En cas de succès face à l'Argentine, le président aura-t-il sa place dans le carré VIP de la liesse populaire ? Nous serions - comme d’habitude - mi-juillet, on ne se poserait pas de question : ce serait la fête sur les avenues, notamment sur « la plus belle », les Champs-Elysées. Mais par 2 °C, un 18 décembre ? De quoi limiter et la fiesta, et les bonnes opinions sondagières qui pourraient suivre ? Emmanuel Macron a beau forcer au max son soutien à l’équipe de France, tous ces efforts pourraient rapidement être réduits à néant. Aussi rapidement qu’était descendu le bus des tout frais champions du monde en 2018. Sur les Champs, encore une fois, et pas à cause du froid glacial. L'idée était simplement d'arriver au plus vite à l’Elysée pour les 20 Heures. Si triomphe il y a dimanche, il faudra cette fois prendre son temps. Car donner l’impression de « confisquer » la victoire, voilà qui peut-être dangereux pour un président.

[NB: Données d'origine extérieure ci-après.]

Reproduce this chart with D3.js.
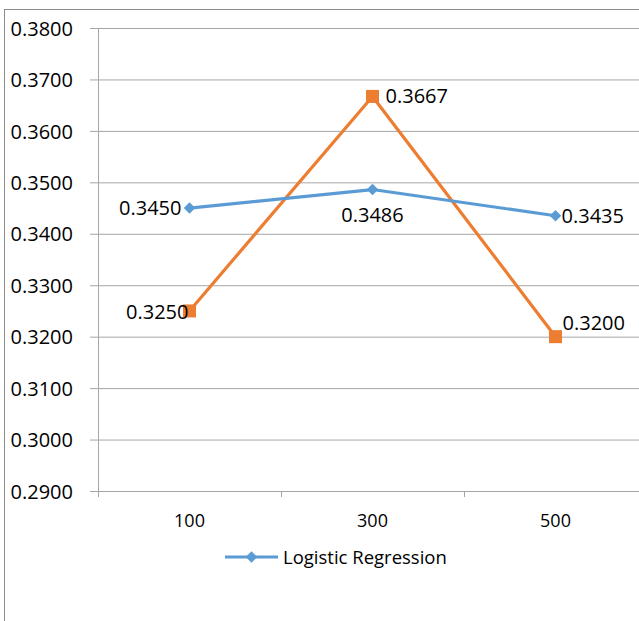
<!DOCTYPE html>
<html>
<head>
<meta charset="utf-8">
<script src="https://cdn.jsdelivr.net/npm/d3@7"></script>
<style>
  html, body { margin: 0; padding: 0; background: #fff; }
  svg { display: block; }
  text { font-family: "Open Sans", "Liberation Sans", sans-serif; fill: #000; }
</style>
</head>
<body>
<div id="chart"></div>
<script>
// Categories along the x axis
const categories = ["100", "300", "500"];
// Series values
const logisticValues = [0.3450, 0.3486, 0.3435];
const secondValues = [0.3250, 0.3667, 0.3200];
// Y axis tick values
const yTicks = [0.29, 0.30, 0.31, 0.32, 0.33, 0.34, 0.35, 0.36, 0.37, 0.38];
const seriesNames = ["Logistic Regression", "Series 2"];

const W = 639, H = 621;
const svg = d3.select("#chart").append("svg").attr("width", W).attr("height", H);

// Outer chart frame
svg.append("rect").attr("x", 4.5).attr("y", 9.5).attr("width", W + 20).attr("height", H + 20)
  .attr("fill", "none").attr("stroke", "#8c8c8c").attr("stroke-width", 1);

const plot = { left: 98, top: 28, bottom: 491, right: 647 };

const x = d3.scaleBand().domain(categories).range([plot.left, plot.right]);
const y = d3.scaleLinear().domain([0.29, 0.38]).range([plot.bottom, plot.top]);

// Horizontal gridlines with left tick stubs
const yAxis = d3.axisLeft(y).tickValues(yTicks).tickFormat(d3.format(".4f"))
  .tickSize(-(plot.right - plot.left)).tickPadding(18);
const gy = svg.append("g").attr("transform", `translate(${plot.left},0)`).call(yAxis);
gy.select(".domain").remove();
gy.selectAll(".tick line").attr("stroke", "#a6a6a6").attr("x1", -8);
gy.selectAll(".tick text").attr("font-size", 20).attr("x", -25).attr("dy", "0.36em");

// Vertical axis line
svg.append("line").attr("x1", plot.left + 0.5).attr("x2", plot.left + 0.5)
  .attr("y1", plot.top).attr("y2", plot.bottom + 6).attr("stroke", "#a6a6a6");

// Category axis: tick marks at band edges
const edges = categories.map(c => x(c)).concat([x.range()[1]]);
svg.append("line").attr("x1", plot.left).attr("x2", plot.right)
  .attr("y1", plot.bottom + 0.5).attr("y2", plot.bottom + 0.5).attr("stroke", "#a6a6a6");
svg.selectAll(".xtick").data(edges).join("line").attr("class", "xtick")
  .attr("x1", d => Math.round(d) + 0.5).attr("x2", d => Math.round(d) + 0.5)
  .attr("y1", plot.bottom).attr("y2", plot.bottom + 6).attr("stroke", "#a6a6a6");
svg.selectAll(".xlab").data(categories).join("text").attr("class", "xlab")
  .attr("x", d => x(d) + x.bandwidth() / 2).attr("y", 527)
  .attr("text-anchor", "middle").attr("font-size", 18).text(d => d);

const cx = d => x(d) + x.bandwidth() / 2;
const line = d3.line().x((d, i) => cx(categories[i])).y(d => y(d));

// Second series (orange, square markers)
svg.append("path").datum(secondValues).attr("d", line)
  .attr("fill", "none").attr("stroke", "#ED7D31").attr("stroke-width", 3.2).attr("stroke-linejoin", "round");
svg.selectAll(".sq").data(secondValues).join("rect").attr("class", "sq")
  .attr("x", (d, i) => cx(categories[i]) - 6.5).attr("y", d => y(d) - 6.5)
  .attr("width", 13).attr("height", 13).attr("fill", "#ED7D31");

// Logistic Regression (blue, diamond markers)
svg.append("path").datum(logisticValues).attr("d", line)
  .attr("fill", "none").attr("stroke", "#5B9BD5").attr("stroke-width", 3.2).attr("stroke-linejoin", "round");
const diamond = d3.symbol().type(d3.symbolDiamond2).size(85);
svg.selectAll(".dm").data(logisticValues).join("path").attr("class", "dm")
  .attr("transform", (d, i) => `translate(${cx(categories[i])},${y(d)})`)
  .attr("d", diamond).attr("fill", "#5B9BD5");

// Data labels
const fmt = d3.format(".4f");
const blueLabelPos = [
  { dx: -8, dy: 7, anchor: "end" },
  { dx: 0, dy: 32, anchor: "middle" },
  { dx: 6, dy: 7, anchor: "start" }
];
const orangeLabelPos = [
  { dx: -1, dy: 8, anchor: "end" },
  { dx: 13, dy: 7, anchor: "start" },
  { dx: 7, dy: -7, anchor: "start" }
];
svg.selectAll(".lb").data(logisticValues).join("text").attr("class", "lb")
  .attr("x", (d, i) => cx(categories[i]) + blueLabelPos[i].dx)
  .attr("y", d => y(d)).attr("dy", (d, i) => blueLabelPos[i].dy)
  .attr("text-anchor", (d, i) => blueLabelPos[i].anchor).attr("font-size", 20).text(d => fmt(d));
svg.selectAll(".lo").data(secondValues).join("text").attr("class", "lo")
  .attr("x", (d, i) => cx(categories[i]) + orangeLabelPos[i].dx)
  .attr("y", d => y(d)).attr("dy", (d, i) => orangeLabelPos[i].dy)
  .attr("text-anchor", (d, i) => orangeLabelPos[i].anchor).attr("font-size", 20).text(d => fmt(d));

// Legend
const lg = svg.append("g").attr("transform", "translate(225,557)");
lg.append("line").attr("x1", 0).attr("x2", 53).attr("y1", 0).attr("y2", 0)
  .attr("stroke", "#5B9BD5").attr("stroke-width", 3.2);
lg.append("path").attr("transform", "translate(26.5,0)").attr("d", diamond).attr("fill", "#5B9BD5");
lg.append("text").attr("x", 58).attr("y", 7).attr("font-size", 18.5).text(seriesNames[0]);
</script>
</body>
</html>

Surtout, la victoire en Russie avait été vite effacée par l’affaire Alexandre Benalla – la première grosse ornière du mandat macronien –, révélée trois jours après le titre des Bleus. L’ancien chargé de mission à l’Elysée était présent dans le fameux bus des champions du monde 2018. Et, comme si l'Histoire bégayait, le voici qui a, dans un tweet diversement apprécié, a annoncé cette semaine « préchauffer le bus » en vue d'une victoire dimanche. Cette fois, les possibles « trouble-fête » pour Macron sont déjà listés, ils arrivent début janvier : la réforme des retraites et les possibles coupes de courant. Qui pourraient bien jeter un froid sur une éventuelle fièvre bleue.